A plastic pipe in the eaves leaking with a constant flow is a sign of problems with the hot water storage tanks.
If the water level in a tank is too high the excess water will constantly flow from the overflow pipe. Go into the loft and take the lid off each tank. There are normally two but can be more depending on the size and type of system you have. Take the lid off each tank and check how high the water level is in each one.
The water level should be several cm below where the brass part of the ball valve reaches.
Ball valve passing
This is by far the most likely cause. If the ball valve is passing there will be a constant drip from the valve into the storage tank in the loft.

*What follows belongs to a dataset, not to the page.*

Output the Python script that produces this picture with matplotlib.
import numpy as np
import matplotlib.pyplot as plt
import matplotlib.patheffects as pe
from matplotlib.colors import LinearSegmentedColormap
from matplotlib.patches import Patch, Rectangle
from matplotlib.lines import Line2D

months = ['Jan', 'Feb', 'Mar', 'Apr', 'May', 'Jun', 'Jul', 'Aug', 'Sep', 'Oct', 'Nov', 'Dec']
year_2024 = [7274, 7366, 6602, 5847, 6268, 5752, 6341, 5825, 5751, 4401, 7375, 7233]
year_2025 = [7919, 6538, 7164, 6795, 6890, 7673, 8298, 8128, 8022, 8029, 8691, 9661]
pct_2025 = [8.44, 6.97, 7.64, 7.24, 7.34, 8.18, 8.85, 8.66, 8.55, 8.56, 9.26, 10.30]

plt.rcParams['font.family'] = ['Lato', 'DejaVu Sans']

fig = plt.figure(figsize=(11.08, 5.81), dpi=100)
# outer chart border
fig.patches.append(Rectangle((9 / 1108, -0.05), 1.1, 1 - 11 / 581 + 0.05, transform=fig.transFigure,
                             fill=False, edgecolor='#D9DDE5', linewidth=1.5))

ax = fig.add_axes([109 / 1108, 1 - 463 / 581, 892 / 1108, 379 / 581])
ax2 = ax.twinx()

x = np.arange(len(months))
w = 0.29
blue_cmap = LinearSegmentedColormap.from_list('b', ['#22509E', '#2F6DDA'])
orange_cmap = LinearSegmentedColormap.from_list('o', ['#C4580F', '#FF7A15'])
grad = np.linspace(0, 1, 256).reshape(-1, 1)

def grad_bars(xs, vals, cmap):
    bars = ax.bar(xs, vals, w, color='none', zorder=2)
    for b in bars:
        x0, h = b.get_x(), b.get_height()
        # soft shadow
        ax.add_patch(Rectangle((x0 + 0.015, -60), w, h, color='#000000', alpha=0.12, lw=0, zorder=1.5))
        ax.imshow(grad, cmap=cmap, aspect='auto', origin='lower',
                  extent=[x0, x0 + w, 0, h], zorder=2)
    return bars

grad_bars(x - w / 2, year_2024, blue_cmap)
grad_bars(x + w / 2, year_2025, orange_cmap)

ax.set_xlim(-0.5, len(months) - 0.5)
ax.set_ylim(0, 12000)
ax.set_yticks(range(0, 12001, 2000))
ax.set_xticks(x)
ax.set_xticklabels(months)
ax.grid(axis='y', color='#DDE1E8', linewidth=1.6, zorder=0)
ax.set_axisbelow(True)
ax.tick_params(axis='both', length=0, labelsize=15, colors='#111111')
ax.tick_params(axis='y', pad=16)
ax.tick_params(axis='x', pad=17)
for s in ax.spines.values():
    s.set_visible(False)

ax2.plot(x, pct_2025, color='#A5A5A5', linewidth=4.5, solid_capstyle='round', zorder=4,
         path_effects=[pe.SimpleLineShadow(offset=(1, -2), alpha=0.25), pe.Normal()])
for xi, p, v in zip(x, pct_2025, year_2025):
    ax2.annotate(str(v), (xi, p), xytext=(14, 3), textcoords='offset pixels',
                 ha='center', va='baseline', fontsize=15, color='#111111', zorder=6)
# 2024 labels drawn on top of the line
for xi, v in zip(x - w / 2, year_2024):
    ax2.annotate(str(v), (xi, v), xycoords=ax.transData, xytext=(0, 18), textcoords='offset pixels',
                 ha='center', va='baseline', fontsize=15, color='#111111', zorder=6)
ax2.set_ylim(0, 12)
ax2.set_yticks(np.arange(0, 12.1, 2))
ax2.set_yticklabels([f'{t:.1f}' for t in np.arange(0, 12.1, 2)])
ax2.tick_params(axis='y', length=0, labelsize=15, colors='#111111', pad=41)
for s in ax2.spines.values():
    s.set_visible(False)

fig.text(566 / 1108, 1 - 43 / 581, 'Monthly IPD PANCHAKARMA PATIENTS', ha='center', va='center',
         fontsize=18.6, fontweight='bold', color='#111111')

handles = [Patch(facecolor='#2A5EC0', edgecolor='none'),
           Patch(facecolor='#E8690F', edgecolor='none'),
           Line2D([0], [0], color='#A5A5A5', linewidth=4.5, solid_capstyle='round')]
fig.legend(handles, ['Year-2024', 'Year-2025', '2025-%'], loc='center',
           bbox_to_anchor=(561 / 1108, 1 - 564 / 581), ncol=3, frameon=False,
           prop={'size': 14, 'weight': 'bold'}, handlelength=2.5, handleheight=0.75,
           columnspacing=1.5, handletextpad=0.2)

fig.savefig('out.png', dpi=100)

You will need to change the washer or replace the whole valve. I always find that changing the whole valve is more reliable than just a washer.
Ball float split
If the ball float on the end of the valve has split and filled with water the float won’t float so the valve will not fully shut off. The ball float unscrews from the arm of the valve (anticlockwise) and a new one should screw on.
If the float is heavy and sounds like it’s full of water its split. It’s a standard thread so any specific ball float should fit.

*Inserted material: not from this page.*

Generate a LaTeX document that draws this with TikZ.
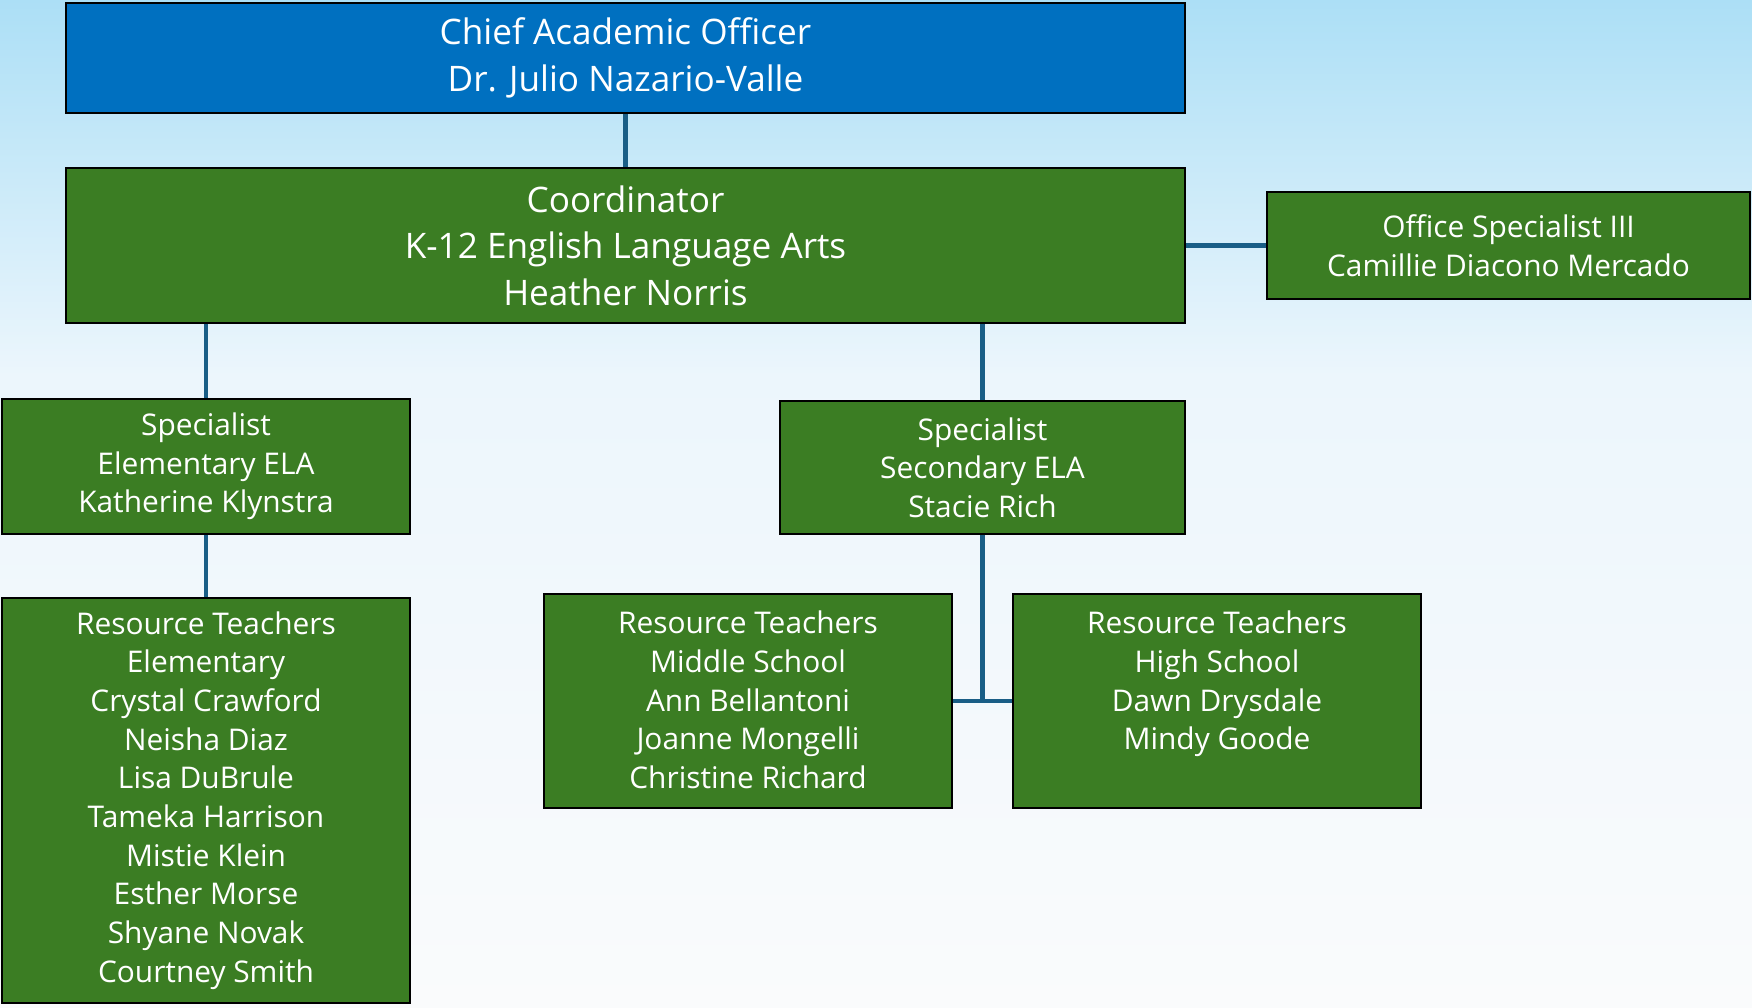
\documentclass[tikz,border=0pt]{standalone}
\usepackage{fontspec}
\setmainfont{Open Sans}
\usepackage{tikz}
\usetikzlibrary{positioning, calc}
\definecolor{chiefblue}{RGB}{0,112,192}
\definecolor{staffgreen}{RGB}{59,125,35}
\definecolor{linkblue}{RGB}{25,94,134}
\definecolor{skytop}{RGB}{172,223,246}
\definecolor{skymid}{RGB}{236,246,252}
\definecolor{skybot}{RGB}{250,251,252}
\tikzset{
  unit/.style={draw=black, line width=1.2pt, text=white, align=center, inner sep=0pt},
  big/.style={unit, font=\fontsize{20}{26.4}\selectfont},
  small/.style={unit, fill=staffgreen, font=\fontsize{17}{22}\selectfont},
  link/.style={draw=linkblue, line width=2.4pt},
}

\begin{document}
\begin{tikzpicture}
    \shade[top color=skytop, bottom color=skymid] (0,0) rectangle (35.04,-7.5);
    \shade[top color=skymid, bottom color=skybot] (0,-7.5) rectangle (35.04,-20.14);
    \useasboundingbox (0,0) rectangle (35.04,-20.14);
    % top of the chart
    \node[big, fill=chiefblue, minimum width=22.38cm, minimum height=2.2cm] (chief) at (12.51,-1.16)
      {Chief Academic Officer\\Dr. Julio Nazario-Valle};
    \node[big, fill=staffgreen, minimum width=22.38cm, minimum height=3.1cm] (coord) at (12.51,-4.91)
      {Coordinator\\K-12 English Language Arts\\Heather Norris};
    \node[small, minimum width=9.66cm, minimum height=2.14cm] (office) at (30.17,-4.91)
      {Office Specialist III\\Camillie Diacono Mercado};
    % specialists
    \node[small, minimum width=8.16cm, minimum height=2.7cm] (specE) at (4.12,-9.33)
      {Specialist\\Elementary ELA\\Katherine Klynstra};
    \node[small, minimum width=8.1cm, minimum height=2.66cm] (specS) at (19.65,-9.35)
      {Specialist\\Secondary ELA\\Stacie Rich};
    % resource teachers
    \node[small, minimum width=8.16cm, minimum height=8.1cm] (rtE) at (4.12,-16.01)
      {Resource Teachers\\Elementary\\Crystal Crawford\\Neisha Diaz\\Lisa DuBrule\\Tameka Harrison\\Mistie Klein\\Esther Morse\\Shyane Novak\\Courtney Smith};
    \node[small, minimum width=8.16cm, minimum height=4.28cm] (rtM) at (14.96,-14.02)
      {\parbox[c][3.6cm][t]{7.8cm}{\centering Resource Teachers\\Middle School\\Ann Bellantoni\\Joanne Mongelli\\Christine Richard}};
    \node[small, minimum width=8.16cm, minimum height=4.28cm] (rtH) at (24.34,-14.02)
      {\parbox[c][3.6cm][t]{7.8cm}{\centering Resource Teachers\\High School\\Dawn Drysdale\\Mindy Goode}};
    % connectors
    \draw[link] (chief) -- (coord);
    \draw[link] (coord.east) -- (office.west);
    \draw[link] (specE.north |- coord.south) -- (specE.north);
    \draw[link] (specS.north |- coord.south) -- (specS.north);
    \draw[link] (specE) -- (rtE);
    \draw[link] (specS.south) -- (specS.south |- rtM.east);
    \draw[link] (rtM.east) -- (rtH.west);
  \end{tikzpicture}
\end{document}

Without a ball float on the arm of the valve the tank will fill continuously. Either turn off the water at the stop tap or tie up the arm so it can’t drop.
Coil in hot water cylinder split
If the coil in the hot water cylinder has split the water of the heating system and hot water cylinder will mix and try to find their own level.
Water from the mains or from the highest header tank flows into the pipework and overfills the feed tank.
This will make the lowest of the tanks overflow.
The only reasonable solution to this is to replace the hot water cylinder. This is a big and expensive job so take a lot of care confirming this is actually the cause.
Passing thermostatic mixing valves
The final reason the plastic pipe is leaking from eaves with constant flow is a faulty TMV. Thermostatic mixing valves (TMV) are used to avoid scalding water being delivered to hot taps.
They work by mixing some hot water with some cold water until the desired temperature is reached.
Both the hot and cold supplies to the valve have none return valves which are supposed to stop reverse flow.
The non return valves can stick open which allows the higher pressure water (normally the cold from the mains) to travel up the hot pipe to the hot water tank.
This can be diagnosed by feeling the hot pipe feeding the tap when the tap is running. If it gets colder in comparison to other hot water pipes the cold is flowing up it.